Try sorting the data according to the attributes. You may be able to avoid processing some values from the list when you find that a higher value cannot satisfy the threshold (so all lower values can be eliminated).
If you're using C# there is a fairly good generics library here. Note though that the generation of some permutations is not in lexicographic order
Here's a recursive approach to count the number of these subsets: We define a function count(minIndex,numElements,minSum) that returns the number of subsets of size numElements whose sum is at least minSum, containing elements with indices minIndex or greater.
As in the problem statement, we sort our elements in descending order, e.g. [3,3,2,1], and call the first index zero, and the total number of elements N. We assume all elements are nonnegative.
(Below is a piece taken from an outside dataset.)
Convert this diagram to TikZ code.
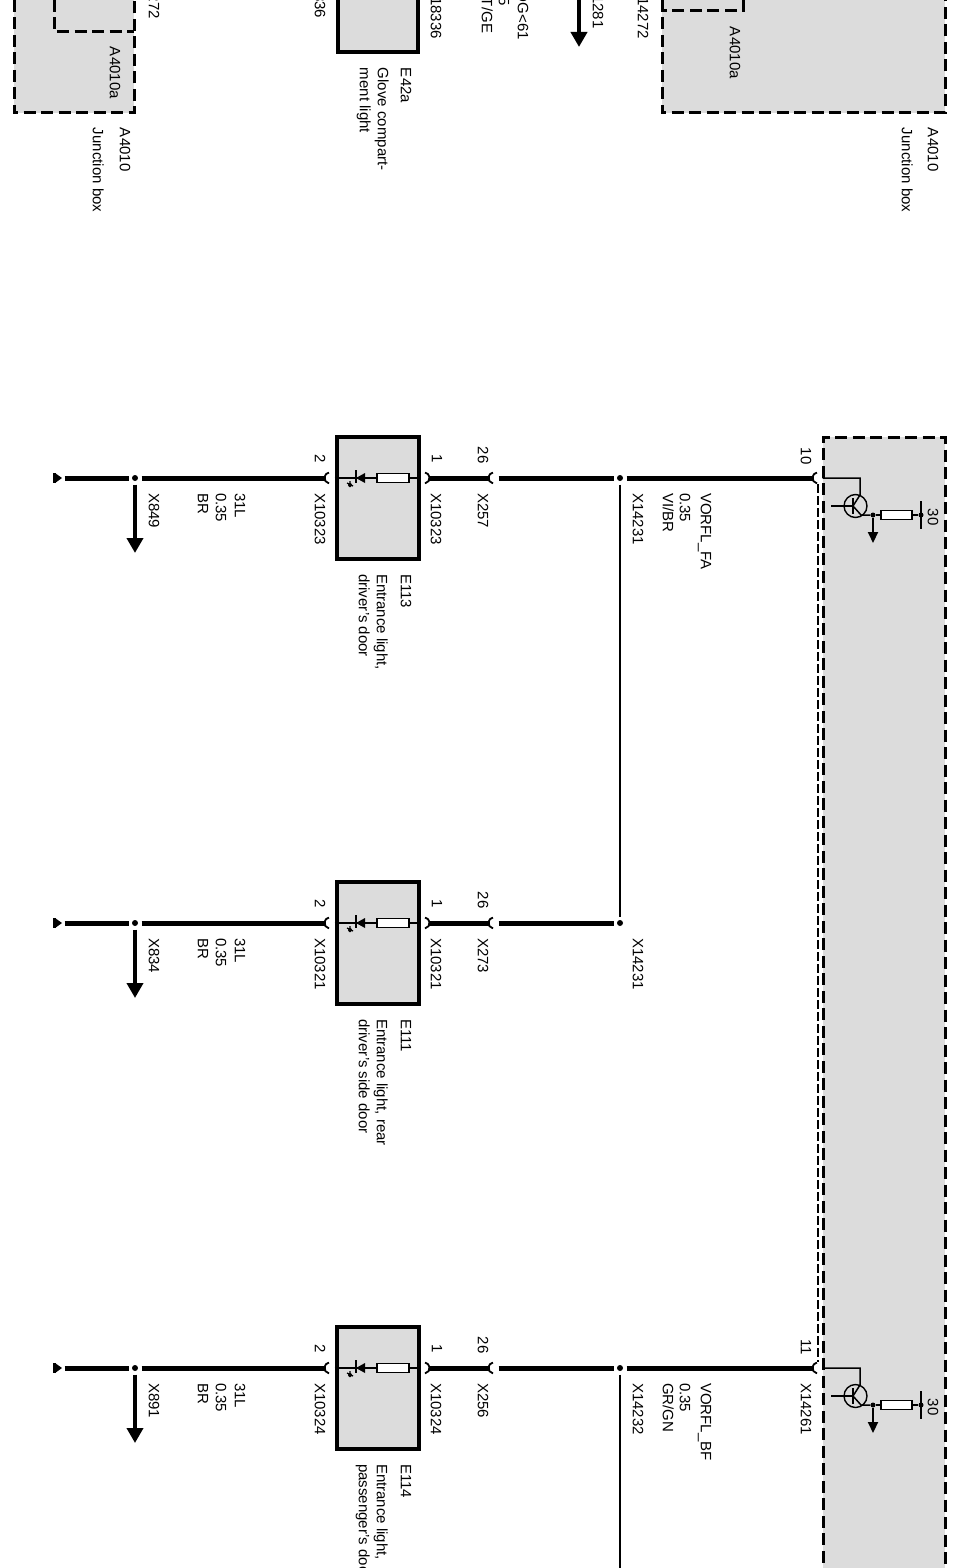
\documentclass[tikz,border=0pt]{standalone}
\usepackage{fontspec}
\setmainfont{Liberation Sans}
\usetikzlibrary{arrows.meta}
\definecolor{boxgrey}{RGB}{220,220,220}
\tikzset{
  x=1pt,y=-1pt,
  lbl/.style={rotate=-90,anchor=west,inner sep=0pt,outer sep=0pt,font=\fontsize{15}{15}\selectfont,text height=10.5pt,text depth=0pt},
  pin/.style={rotate=-90,anchor=center,inner sep=0pt,outer sep=0pt,font=\fontsize{15}{15}\selectfont,text height=10.5pt,text depth=0pt},
  dashinner/.style={draw=black,line width=3pt,dash pattern=on 12pt off 5.5pt},
  compbox/.style={draw=black,line width=3.2pt,fill=boxgrey},
  wire/.style={line width=5pt,draw=black},
  thin wire/.style={line width=1.5pt,draw=black},
  splice/.style={circle,fill=black,inner sep=0pt,minimum size=6pt,outer sep=3.5pt},
  conn/.style={circle,inner sep=0pt,minimum size=9pt,outer sep=0pt},
  bigarrow/.style={line width=4.5pt,draw=black,-{Triangle[length=15pt,width=16pt]}},
  smallarrow/.style={line width=2pt,draw=black,-{Triangle[length=11pt,width=10pt]}},
  res/.style={draw=black,line width=1.6pt,fill=white,inner sep=0pt,minimum width=32pt,minimum height=9pt},
  endmark/.style={fill=black,draw=none},
  bracket/.style={line width=1.8pt,draw=black},
}
% one wire run: #1 prefix, #2 y
\newcommand{\lamprow}[2]{%
  \node[compbox,minimum width=82pt,minimum height=122pt,inner sep=0pt] (#1box) at (378,#2+20) {};
  \node[conn] (#1end) at (60,#2) {};
  \fill[endmark] (53,#2-5) rectangle (56,#2+5);
  \fill[endmark] (55,#2-5) -- (62,#2) -- (55,#2+5) -- cycle;
  \node[splice] (#1gnd) at (135,#2) {};
  \node[conn] (#1c2) at (330,#2) {};
  \node[conn] (#1c1) at (424,#2) {};
  \node[conn] (#1c26) at (494,#2) {};
  \node[splice] (#1sp) at (620,#2) {};
  \coordinate (#1gndarrow) at (135,#2+75);
  \draw[wire] (#1end) -- (#1gnd);
  \draw[wire] (#1gnd) -- (#1c2);
  \draw[wire] (#1c1) -- (#1c26);
  \draw[wire] (#1c26) -- (#1sp);
  \draw[bigarrow] (#1gnd) -- (#1gndarrow);
  \draw[bracket] (329,#2+5.4) arc[start angle=100,end angle=260,radius=5.5];
  \draw[bracket] (425,#2+5.4) arc[start angle=80,end angle=-80,radius=5.5];
  \draw[bracket] (493,#2+5.4) arc[start angle=100,end angle=260,radius=5.5];
  \node[res] (#1r) at (393,#2) {};
  \coordinate (#1led) at (356,#2);
  \draw[thin wire] (#1c2) -- (#1led);
  \draw[thin wire] (#1led) -- (#1r);
  \draw[thin wire] (#1r) -- (#1c1);
  \fill[endmark] (356,#2) -- (365,#2-5) -- (365,#2+5) -- cycle;
  \draw[line width=1.4pt] (356,#2-8) -- (356,#2+5);
  \draw[line width=1.2pt] (347,#2+5) -- (353,#2+8) (350,#2+3) -- (350,#2+9);
  \fill[endmark] (350,#2+7) circle[radius=2];
  \node[pin] at (320,#2-19) {2};
  \node[pin] at (437,#2-19) {1};
  \node[pin] at (483,#2-23) {26};
  \node[lbl] at (240,#2+15) {31L};
  \node[lbl] at (221,#2+15) {0.35};
  \node[lbl] at (203,#2+15) {BR};
}
\begin{document}
\begin{tikzpicture}
\useasboundingbox (0,0) rectangle (959,1568);
\clip (0,0) rectangle (959,1568);
% top fragments
\fill[boxgrey] (14,-10) rectangle (134,113);
\draw[dashinner] (14,0) -- (14,113) -- (134,113) -- (134,0);
\draw[dashinner] (54,0) -- (54,32) -- (134,32);
\node[lbl] at (115,47) {A4010a};
\node[lbl] at (125,128) {A4010};
\node[lbl] at (98,128) {Junction box};
\node[lbl] at (154,-33) {X14272};
\node[lbl] at (320,-17) {X836};
\node[compbox,minimum width=80pt,minimum height=80pt,inner sep=0pt] (e42) at (378,12) {};
\node[lbl] at (436,-13) {X18336};
\node[lbl] at (406,68) {E42a};
\node[lbl] at (383,68) {Glove compart-};
\node[lbl] at (365,68) {ment light};
\node[lbl] at (523,-8) {DG<61};
\node[lbl] at (504,-2.5) {5};
\node[lbl] at (487,-2) {T/GE};
\coordinate (topa) at (579,-5);
\coordinate (topb) at (579,47);
\draw[bigarrow] (topa) -- (topb);
\node[lbl] at (598,-15) {X1281};
\node[lbl] at (643,-13) {X14272};
\fill[boxgrey] (662,-10) rectangle (945,113);
\draw[dashinner] (662,0) -- (662,113) -- (945,113) -- (945,0);
\draw[dashinner] (743,0) -- (743,11) -- (662,11);
\node[lbl] at (735,27) {A4010a};
\node[lbl] at (933,128) {A4010};
\node[lbl] at (907,128) {Junction box};
% main junction box
\path[fill=boxgrey] (823,437) rectangle (945,1580);
\draw[dashinner] (823,1580) -- (823,437) -- (945,437) -- (945,1580);
\draw[line width=1.3pt,dash pattern=on 9pt off 3pt] (818,484) -- (818,1362);
% rows
\lamprow{a}{478}
\lamprow{b}{923}
\lamprow{c}{1368}
% links to the junction box
\node[conn] (ao) at (818,478) {};
\node[conn] (co) at (818,1368) {};
\draw[wire] (asp) -- (ao);
\draw[wire] (csp) -- (co);
\draw[thin wire] (asp) -- (bsp);
\coordinate (cdown) at (620,1580);
\draw[thin wire] (csp) -- (cdown);
\draw[bracket] (817,483.4) arc[start angle=100,end angle=260,radius=5.5];
\draw[bracket] (817,1373.4) arc[start angle=100,end angle=260,radius=5.5];
% row labels
\node[lbl] at (154,493) {X849};
\node[lbl] at (320,493) {X10323};
\node[lbl] at (436,493) {X10323};
\node[lbl] at (483,493) {X257};
\node[lbl] at (638,493) {X14231};
\node[lbl] at (706,493) {VORFL\_FA};
\node[lbl] at (685,493) {0.35};
\node[lbl] at (668,493) {VI/BR};
\node[pin] at (806,456) {10};
\node[lbl] at (406,574) {E113};
\node[lbl] at (382,574) {Entrance light,};
\node[lbl] at (364,574) {driver's door};
\node[lbl] at (154,938) {X834};
\node[lbl] at (320,938) {X10321};
\node[lbl] at (436,938) {X10321};
\node[lbl] at (483,938) {X273};
\node[lbl] at (638,938) {X14231};
\node[lbl] at (406,1019) {E111};
\node[lbl] at (382,1019) {Entrance light, rear};
\node[lbl] at (364,1019) {driver's side door};
\node[lbl] at (154,1383) {X891};
\node[lbl] at (320,1383) {X10324};
\node[lbl] at (436,1383) {X10324};
\node[lbl] at (483,1383) {X256};
\node[lbl] at (638,1383) {X14232};
\node[lbl] at (706,1383) {VORFL\_BF};
\node[lbl] at (685,1383) {0.35};
\node[lbl] at (668,1383) {GR/GN};
\node[pin] at (806,1347) {11};
\node[lbl] at (806,1383) {X14261};
\node[lbl] at (406,1464) {E114};
\node[lbl] at (382,1464) {Entrance light,};
\node[lbl] at (364,1464) {passenger's door};
% transistors
\foreach \p/\o/\yy in {ta/ao/478,tc/co/1368}{
  \node[circle,draw=black,line width=1.4pt,inner sep=0pt,minimum size=23pt] (\p q) at (855.5,\yy+28) {};
  \coordinate (\p c) at (860,\yy);
  \coordinate (\p ce) at (860,\yy+17);
  \coordinate (\p b) at (831,\yy+28);
  \coordinate (\p bb) at (853,\yy+28);
  \coordinate (\p e) at (861,\yy+37);
  \node[circle,fill=black,inner sep=0pt,minimum size=5pt] (\p j) at (873,\yy+37) {};
  \node[res,minimum width=31pt] (\p r) at (896.5,\yy+37) {};
  \node[circle,fill=black,inner sep=0pt,minimum size=5pt] (\p k) at (921,\yy+37) {};
  \coordinate (\p g) at (873,\yy+65);
  \draw[thin wire] (\o) -- (\p c) -- (\p ce) -- (\p bb);
  \draw[thin wire] (\p b) -- (\p bb);
  \draw[thin wire] (853,\yy+20) -- (853,\yy+36);
  \draw[thin wire] (\p bb) -- (\p e) -- (\p j);
  \draw[thin wire] (\p j) -- (\p r);
  \draw[thin wire] (\p r) -- (\p k);
  \draw[thin wire] (921,\yy+23) -- (921,\yy+51);
  \draw[smallarrow] (\p j) -- (\p g);
  \node[pin] at (933,\yy+39) {30};
}
\end{tikzpicture}
\end{document}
To find all 2-subsets whose sum is at least 5, we call count(0,2,5).
Sample Code (Java):
int count(int minIndex, int numElements, int minSum)
{
int total = 0;
if (numElements == 1)
{
// just count number of elements >= minSum
for (int i = minIndex; i <= N-1; i++)
if (a[i] >= minSum) total++; else break;
}
else
{
if (minSum <= 0)
{
// any subset will do (n-choose-k of them)
if (numElements <= (N-minIndex))
total = nchoosek(N-minIndex, numElements);
}
else
{
// add element a[i] to the set, and then consider the count
// for all elements to its right
for (int i = minIndex; i <= (N-numElements); i++)
total += count(i+1, numElements-1, minSum-a[i]);
}
}
return total;
}
Btw, I've run the above with an array of 40 elements, and size-8 subsets and consistently got back results in less than a second.